In September the Korean firm Booyoung Company stopped planning a satellite city on a more-than-100-hectare expanse of land near Russian Boulevard because of uncertainty in the market, said Jong-seon Choi, general manager for Booyoung in Phnom Penh.

“We stopped because of the financial crisis,” he said. “It’s very uncertain, so nobody can say.”

Business experts say that satellite cities will continue to face obstacles.

After years of property values rising, real estate prices have dropped 25 percent in the center of Phnom Penh since July and 30 percent on the outskirts, where developers are constructing satellite cities, said Sung Bonna, president of Bonna Realty.
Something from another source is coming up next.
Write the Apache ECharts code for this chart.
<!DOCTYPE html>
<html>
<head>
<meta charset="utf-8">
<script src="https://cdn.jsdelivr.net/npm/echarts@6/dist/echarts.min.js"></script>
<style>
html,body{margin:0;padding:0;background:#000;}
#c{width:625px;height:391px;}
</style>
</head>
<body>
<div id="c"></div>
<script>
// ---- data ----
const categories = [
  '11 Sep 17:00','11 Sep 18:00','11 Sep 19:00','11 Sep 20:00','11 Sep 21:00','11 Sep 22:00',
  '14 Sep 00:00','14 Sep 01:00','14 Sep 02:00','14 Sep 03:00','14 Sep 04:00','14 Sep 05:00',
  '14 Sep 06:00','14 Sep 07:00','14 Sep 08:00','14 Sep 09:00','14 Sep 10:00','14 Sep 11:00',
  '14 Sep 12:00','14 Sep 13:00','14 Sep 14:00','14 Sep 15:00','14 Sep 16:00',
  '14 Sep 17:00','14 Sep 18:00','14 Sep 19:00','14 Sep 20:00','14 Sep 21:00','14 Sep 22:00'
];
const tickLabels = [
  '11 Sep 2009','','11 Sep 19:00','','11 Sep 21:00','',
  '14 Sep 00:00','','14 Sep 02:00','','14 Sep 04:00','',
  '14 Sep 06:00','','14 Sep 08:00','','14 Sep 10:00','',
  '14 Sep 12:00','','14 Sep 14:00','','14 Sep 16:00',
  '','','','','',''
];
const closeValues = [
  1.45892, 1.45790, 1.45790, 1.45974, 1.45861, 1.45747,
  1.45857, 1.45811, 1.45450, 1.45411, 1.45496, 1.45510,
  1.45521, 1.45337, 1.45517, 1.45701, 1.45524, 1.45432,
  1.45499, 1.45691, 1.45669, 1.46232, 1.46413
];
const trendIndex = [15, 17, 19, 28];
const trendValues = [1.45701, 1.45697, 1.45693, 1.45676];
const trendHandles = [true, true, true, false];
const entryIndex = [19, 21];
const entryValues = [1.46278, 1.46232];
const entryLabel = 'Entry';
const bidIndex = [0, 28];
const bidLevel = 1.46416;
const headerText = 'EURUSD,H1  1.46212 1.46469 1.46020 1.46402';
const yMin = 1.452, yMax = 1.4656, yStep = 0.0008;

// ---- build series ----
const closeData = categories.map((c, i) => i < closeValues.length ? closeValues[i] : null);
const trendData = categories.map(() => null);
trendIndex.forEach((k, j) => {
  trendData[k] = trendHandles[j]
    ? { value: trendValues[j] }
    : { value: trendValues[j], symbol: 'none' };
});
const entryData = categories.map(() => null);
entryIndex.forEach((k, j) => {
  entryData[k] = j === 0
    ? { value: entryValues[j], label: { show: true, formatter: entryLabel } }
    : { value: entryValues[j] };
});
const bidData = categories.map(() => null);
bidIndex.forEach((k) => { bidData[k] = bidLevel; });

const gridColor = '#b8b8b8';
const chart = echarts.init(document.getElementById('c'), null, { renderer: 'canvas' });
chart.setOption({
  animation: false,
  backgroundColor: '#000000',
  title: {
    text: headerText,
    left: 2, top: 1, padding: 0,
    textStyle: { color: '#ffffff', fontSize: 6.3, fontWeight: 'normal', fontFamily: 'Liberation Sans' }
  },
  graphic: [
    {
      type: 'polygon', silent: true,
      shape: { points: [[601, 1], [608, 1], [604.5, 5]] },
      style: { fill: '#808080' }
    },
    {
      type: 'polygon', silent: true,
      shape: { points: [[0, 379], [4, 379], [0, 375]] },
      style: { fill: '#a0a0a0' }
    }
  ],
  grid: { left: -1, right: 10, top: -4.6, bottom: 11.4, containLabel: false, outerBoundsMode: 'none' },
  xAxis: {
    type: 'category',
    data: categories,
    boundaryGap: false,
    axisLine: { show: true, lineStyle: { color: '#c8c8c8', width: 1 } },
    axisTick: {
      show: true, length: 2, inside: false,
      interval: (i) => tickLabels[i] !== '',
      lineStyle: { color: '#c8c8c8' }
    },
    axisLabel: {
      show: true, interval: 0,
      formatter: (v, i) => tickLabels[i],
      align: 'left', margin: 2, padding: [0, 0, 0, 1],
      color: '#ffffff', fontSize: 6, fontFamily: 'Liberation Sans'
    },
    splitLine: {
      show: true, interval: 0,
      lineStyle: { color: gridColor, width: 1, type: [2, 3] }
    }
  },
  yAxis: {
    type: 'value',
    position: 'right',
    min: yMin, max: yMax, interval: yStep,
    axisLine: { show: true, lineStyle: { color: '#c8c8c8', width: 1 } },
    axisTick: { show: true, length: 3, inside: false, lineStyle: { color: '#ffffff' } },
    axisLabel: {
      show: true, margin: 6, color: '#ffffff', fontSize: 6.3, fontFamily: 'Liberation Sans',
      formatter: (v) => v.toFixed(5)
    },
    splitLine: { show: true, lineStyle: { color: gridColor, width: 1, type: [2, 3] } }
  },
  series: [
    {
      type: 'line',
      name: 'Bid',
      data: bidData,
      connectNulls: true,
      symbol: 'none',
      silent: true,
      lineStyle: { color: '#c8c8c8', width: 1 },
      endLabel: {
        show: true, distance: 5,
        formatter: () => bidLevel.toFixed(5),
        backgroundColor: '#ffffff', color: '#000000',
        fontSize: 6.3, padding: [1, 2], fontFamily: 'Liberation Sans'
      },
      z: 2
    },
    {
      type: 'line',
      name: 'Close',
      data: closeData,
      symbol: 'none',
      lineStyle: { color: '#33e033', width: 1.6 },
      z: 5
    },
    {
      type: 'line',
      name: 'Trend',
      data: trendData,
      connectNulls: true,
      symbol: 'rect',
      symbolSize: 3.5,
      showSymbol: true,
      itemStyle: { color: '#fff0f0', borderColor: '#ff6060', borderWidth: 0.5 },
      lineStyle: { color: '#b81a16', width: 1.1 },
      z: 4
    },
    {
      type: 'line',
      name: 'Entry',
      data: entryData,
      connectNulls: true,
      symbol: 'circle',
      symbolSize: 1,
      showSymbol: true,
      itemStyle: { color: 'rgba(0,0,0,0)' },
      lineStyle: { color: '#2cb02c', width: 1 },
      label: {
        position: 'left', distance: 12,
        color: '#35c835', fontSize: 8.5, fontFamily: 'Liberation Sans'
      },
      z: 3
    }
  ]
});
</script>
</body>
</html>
Sung Bonna said that a year ago during the property boom, investors were buying up all sorts of real estate with hopes to sell it later for a profit. But that has changed.

“Now even in general property in the city center there is not so much demand,” he said.

He predicted that prices will eventually begin rising again in the city center and that trend will later spread out to satellite cities.

Satellite city projects are still a good investment, he said, but only for long-term personal use.

ANZ Royal Bank CEO Stephen Higgins said risks have grown regarding demand for satellite cities because of their location in remote areas.

“You would have to expect that the downturn in the property market will have some impact in those projects,” he said. “By definition you are setting up in a new area, whereas if you set up in Phnom Penh you know there is going to be demand for it.”

ANZ will likely not loan money to borrowers seeking to purchase property in satellite cities.

“It’s difficult to say. We should not have a big appetite for it,” he said. “We want to see something built.”

But some are optimistic about the satellite cities.

Peter Kooi, a banking executive in Phnom Penh, said his Cambodian wife bought a $360,000 home on a pond at Grand Phnom Penh that will be ready in April, and he expects the investment to appreciate over the next decade.

“It’s understandable that it may move slow, but we don’t have concerns that it will not finish,” he said.

The capital’s need for housing will only increase and his home will only be 20 minutes from central Phnom Penh, not far when compared to commutes in other cities of the world, he said.

“If you think in ten years about Grand Phnom Penh, they will not be considering it a satellite city, it will be considered as part of Phnom Penh,” he said.